Mr Joyce said the Coalition was now going through a process, working with the Finance Minister Mathias Cormann, to see what other “mechanisms” can be used to relocate government departments, not just from Canberra, but also Sydney, Melbourne and “other places and even to the outer suburbs”.
“I have no doubt that Canberra will grow - it’s going to grow and it’s going to grow flat out,” he said.
“If the vision we’ve got now for places such as Armidale and Toowoomba and for places such as Albury…was lacking in 1900, there would be no Canberra.
“Canberra would be called Melbourne because that is where the parliament would be.”
Asked what the government’s main imperative would be for deciding which government departments or relevant sections or functions would be relocated, Mr Joyce said “a vision for your nation” and “a direction for your nation”.
“We don’t need a parliament if all you’re going to rely on is a cost-benefit analysis,” he said.
“We can all just retire and go home and let KPMG run the show.
“We are not moving whole departments - let's put that one to bed.
“We’re not going to be moving the Treasury Department to Albury - that’s obvious.”
Mr Joyce said if everything was premised “purely and solely” on a cost benefit analysis,
Canberra would not exist.
“It certainly would never have passed the cost benefit analysis in 1913 – it just would not have happened and this great city, incredibly beautiful city wouldn't be here,” he said.
“(Cost-benefit analysis is) something that has to be considered but it’s not going to be the sole determinant that rules the outcome.”
Mr Joyce also hit back at the Labor Party’s criticism of his party’s decentralisation plans saying the NSW State Labor government had moved the Minerals Department from Sydney to Maitland
“I didn't hear the Labor Party complain about that,” he said adding that it made sense to move that agency to the Hunter Valley where mines were situated.
Last week Senator Nash and Mr Joyce also called on business groups to look at ways to expand the location of corporate entities, into regional areas.
Senator Nash said by mid-year - in consultation with others - she would create the criteria for government ministers to assess which departments, functions and entities in their portfolio were suited to decentralisation.
She said all portfolio ministers would then be required to report back to the federal cabinet by August on which of their departments, functions or entities were suitable.
Departments will need to actively justify if they don't want to move, why all or part of their operations are unsuitable for decentralisation” she said.
“Relevant ministers will be required to report to cabinet with those robust business cases for decentralisation by December,” she said.
“It's important for government to lead by example and invest in rural, regional and remote Australia.
“Creating long-term careers and breeding confidence in those communities and we're doing it.”
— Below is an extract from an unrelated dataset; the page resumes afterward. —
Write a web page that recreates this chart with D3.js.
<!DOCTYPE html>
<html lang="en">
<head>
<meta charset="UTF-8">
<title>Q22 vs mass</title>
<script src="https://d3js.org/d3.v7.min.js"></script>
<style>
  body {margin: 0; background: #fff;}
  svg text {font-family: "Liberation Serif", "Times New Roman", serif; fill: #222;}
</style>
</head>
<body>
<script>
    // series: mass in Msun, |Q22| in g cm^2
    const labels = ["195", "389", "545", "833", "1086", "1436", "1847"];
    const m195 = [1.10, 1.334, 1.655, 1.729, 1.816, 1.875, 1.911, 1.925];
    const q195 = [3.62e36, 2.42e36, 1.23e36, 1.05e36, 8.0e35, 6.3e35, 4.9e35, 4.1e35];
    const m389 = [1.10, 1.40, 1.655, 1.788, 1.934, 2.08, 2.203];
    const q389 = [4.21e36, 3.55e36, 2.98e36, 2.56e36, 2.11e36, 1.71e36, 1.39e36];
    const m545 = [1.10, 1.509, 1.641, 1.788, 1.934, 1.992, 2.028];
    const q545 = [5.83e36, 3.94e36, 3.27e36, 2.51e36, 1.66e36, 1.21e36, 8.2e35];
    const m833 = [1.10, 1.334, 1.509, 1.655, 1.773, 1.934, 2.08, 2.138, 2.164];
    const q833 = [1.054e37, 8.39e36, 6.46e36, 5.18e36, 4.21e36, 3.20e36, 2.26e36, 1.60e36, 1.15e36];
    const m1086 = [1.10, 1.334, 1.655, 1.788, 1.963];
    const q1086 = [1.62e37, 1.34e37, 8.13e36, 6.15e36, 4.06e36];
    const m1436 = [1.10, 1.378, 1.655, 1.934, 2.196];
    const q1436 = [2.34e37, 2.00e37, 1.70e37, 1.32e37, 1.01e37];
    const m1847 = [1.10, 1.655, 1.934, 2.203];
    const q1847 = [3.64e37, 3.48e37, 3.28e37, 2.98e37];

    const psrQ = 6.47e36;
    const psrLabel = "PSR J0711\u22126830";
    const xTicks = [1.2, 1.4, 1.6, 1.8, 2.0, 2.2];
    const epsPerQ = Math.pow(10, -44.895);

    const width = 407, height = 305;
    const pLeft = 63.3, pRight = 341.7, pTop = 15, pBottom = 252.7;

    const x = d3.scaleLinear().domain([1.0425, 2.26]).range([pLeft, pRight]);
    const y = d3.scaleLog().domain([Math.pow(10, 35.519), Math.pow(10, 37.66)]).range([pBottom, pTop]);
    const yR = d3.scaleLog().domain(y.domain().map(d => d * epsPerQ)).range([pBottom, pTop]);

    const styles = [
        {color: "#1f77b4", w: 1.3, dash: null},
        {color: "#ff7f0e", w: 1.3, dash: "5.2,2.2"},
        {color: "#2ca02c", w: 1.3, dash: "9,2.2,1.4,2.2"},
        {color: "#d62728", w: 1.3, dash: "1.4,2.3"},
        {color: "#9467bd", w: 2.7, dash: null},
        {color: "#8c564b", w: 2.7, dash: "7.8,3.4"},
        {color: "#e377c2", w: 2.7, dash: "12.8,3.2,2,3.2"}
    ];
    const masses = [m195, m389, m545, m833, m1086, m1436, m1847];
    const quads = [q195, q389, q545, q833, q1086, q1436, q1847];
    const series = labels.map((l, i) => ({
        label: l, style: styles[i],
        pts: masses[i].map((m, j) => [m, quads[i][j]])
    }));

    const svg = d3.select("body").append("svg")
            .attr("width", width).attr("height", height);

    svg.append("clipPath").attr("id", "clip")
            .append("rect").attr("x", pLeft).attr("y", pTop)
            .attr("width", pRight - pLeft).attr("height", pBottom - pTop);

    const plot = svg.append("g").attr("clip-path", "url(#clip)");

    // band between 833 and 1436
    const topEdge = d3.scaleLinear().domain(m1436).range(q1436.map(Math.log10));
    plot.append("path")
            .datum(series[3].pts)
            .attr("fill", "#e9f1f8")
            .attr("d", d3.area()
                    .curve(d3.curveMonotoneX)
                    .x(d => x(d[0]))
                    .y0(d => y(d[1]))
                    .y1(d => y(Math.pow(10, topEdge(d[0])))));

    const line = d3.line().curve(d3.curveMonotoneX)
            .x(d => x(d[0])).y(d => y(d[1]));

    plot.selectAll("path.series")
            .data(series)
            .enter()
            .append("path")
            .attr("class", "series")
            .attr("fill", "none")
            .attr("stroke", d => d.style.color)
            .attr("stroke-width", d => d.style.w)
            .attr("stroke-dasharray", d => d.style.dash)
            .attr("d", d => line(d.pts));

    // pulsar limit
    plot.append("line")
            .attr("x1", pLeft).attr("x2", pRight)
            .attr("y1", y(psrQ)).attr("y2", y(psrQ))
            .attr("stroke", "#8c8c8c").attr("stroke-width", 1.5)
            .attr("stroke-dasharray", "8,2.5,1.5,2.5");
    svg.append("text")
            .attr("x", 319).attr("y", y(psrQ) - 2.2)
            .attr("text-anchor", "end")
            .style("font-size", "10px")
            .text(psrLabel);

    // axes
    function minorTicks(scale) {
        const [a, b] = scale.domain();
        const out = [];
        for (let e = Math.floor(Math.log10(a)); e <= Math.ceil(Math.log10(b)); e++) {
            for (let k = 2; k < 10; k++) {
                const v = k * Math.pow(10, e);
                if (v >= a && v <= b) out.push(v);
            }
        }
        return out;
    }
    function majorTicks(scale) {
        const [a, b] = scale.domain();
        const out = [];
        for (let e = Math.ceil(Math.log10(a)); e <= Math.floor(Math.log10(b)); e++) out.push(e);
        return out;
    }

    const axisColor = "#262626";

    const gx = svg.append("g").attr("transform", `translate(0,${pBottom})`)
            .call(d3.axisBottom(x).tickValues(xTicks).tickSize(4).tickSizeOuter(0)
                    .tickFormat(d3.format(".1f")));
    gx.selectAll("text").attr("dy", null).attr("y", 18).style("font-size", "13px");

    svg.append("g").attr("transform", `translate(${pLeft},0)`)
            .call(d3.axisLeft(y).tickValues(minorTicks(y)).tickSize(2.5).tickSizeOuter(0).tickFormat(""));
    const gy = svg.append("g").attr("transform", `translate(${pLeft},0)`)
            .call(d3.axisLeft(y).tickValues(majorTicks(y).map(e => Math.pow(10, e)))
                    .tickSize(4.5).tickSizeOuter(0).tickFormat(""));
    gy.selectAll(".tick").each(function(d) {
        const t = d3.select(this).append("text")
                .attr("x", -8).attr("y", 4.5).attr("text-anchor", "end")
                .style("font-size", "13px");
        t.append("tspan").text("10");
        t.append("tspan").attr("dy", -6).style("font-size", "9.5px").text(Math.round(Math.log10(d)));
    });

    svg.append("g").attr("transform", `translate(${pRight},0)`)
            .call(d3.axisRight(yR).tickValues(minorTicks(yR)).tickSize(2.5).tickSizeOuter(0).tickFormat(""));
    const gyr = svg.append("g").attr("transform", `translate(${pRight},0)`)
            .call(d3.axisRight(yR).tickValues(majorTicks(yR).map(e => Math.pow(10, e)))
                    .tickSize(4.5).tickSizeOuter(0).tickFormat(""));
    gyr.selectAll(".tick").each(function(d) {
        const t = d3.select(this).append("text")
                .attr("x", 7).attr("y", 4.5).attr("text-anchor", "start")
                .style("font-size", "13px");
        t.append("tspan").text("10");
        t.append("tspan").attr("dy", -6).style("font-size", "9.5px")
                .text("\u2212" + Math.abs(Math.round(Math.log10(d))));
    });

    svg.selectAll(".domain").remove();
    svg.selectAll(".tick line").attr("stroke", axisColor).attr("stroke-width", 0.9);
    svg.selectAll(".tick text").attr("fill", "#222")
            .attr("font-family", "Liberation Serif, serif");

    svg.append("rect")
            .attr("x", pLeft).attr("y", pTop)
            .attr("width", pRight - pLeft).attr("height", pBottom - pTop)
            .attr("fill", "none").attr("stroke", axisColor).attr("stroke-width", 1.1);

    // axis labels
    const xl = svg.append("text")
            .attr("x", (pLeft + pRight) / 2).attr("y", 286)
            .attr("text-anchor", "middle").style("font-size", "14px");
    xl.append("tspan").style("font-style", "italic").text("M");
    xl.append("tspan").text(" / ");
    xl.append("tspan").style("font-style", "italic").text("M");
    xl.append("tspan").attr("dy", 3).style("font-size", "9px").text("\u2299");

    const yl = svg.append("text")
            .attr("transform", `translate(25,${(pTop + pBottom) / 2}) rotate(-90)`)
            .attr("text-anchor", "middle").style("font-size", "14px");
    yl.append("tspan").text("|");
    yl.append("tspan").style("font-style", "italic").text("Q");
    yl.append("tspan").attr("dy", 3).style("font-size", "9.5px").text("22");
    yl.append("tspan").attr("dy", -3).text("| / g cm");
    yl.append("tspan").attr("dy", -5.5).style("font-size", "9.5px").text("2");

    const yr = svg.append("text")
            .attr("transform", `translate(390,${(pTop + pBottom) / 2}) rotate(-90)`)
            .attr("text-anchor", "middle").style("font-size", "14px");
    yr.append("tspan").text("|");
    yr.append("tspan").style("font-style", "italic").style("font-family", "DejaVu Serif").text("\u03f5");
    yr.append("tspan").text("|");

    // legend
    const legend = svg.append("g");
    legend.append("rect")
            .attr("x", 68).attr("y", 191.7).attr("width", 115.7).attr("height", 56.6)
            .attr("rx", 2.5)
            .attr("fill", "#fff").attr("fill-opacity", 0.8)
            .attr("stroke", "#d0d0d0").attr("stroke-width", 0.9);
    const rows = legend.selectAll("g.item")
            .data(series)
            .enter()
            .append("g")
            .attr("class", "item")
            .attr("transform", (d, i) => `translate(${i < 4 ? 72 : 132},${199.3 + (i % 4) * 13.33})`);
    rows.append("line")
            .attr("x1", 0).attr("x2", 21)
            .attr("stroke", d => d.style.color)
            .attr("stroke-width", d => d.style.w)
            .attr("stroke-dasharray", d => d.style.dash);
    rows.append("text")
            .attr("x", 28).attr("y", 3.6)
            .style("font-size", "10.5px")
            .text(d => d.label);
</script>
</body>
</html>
Mr Joyce said people should understand there had been some “hyperventilation by certain areas” on the APVMA relocation issue and “I think it is for parochialism”.
“We want to see where we can have an apt and symbiotic connection such as something that’s dealing with pests, for plants, veterinary things for animals being in an area such as Armidale which has a university that deals overwhelmingly with plants and animals,” he said.
Mr Joyce said a recent poll had shown that people “recognised strongly” that moving to a regional area like Tamworth, Albury, Toowoomba or Rockhampton “where houses are more affordable” was a great way to have an affordable house.
“Big business has to decide if they want to decentralise from Melbourne or from Sydney into the regional towns,” he said.
“The government has a role to play too, to find mechanisms or parts of government that would work in regional areas such as the APVMA to Armidale.”
Mr Joyce has already backed moves that have seen sections of the Grains Research and Development Corporation moved from Canberra into regional areas dominated by grain farming; the Rural Industries Research and Development Corporation shifted to Wagga Wagga; and parts of the Murray Darling Basin Authority also decentralised to improve stakeholder engagement in delivering the Basin Plan.
“This is part of a process and shows our government doesn't just talk about it; we actually do it,” he said.
“By so doing, we allow people the opportunity to get closer to a house they can afford to pay off.
“This is all part of a vision for our nation.”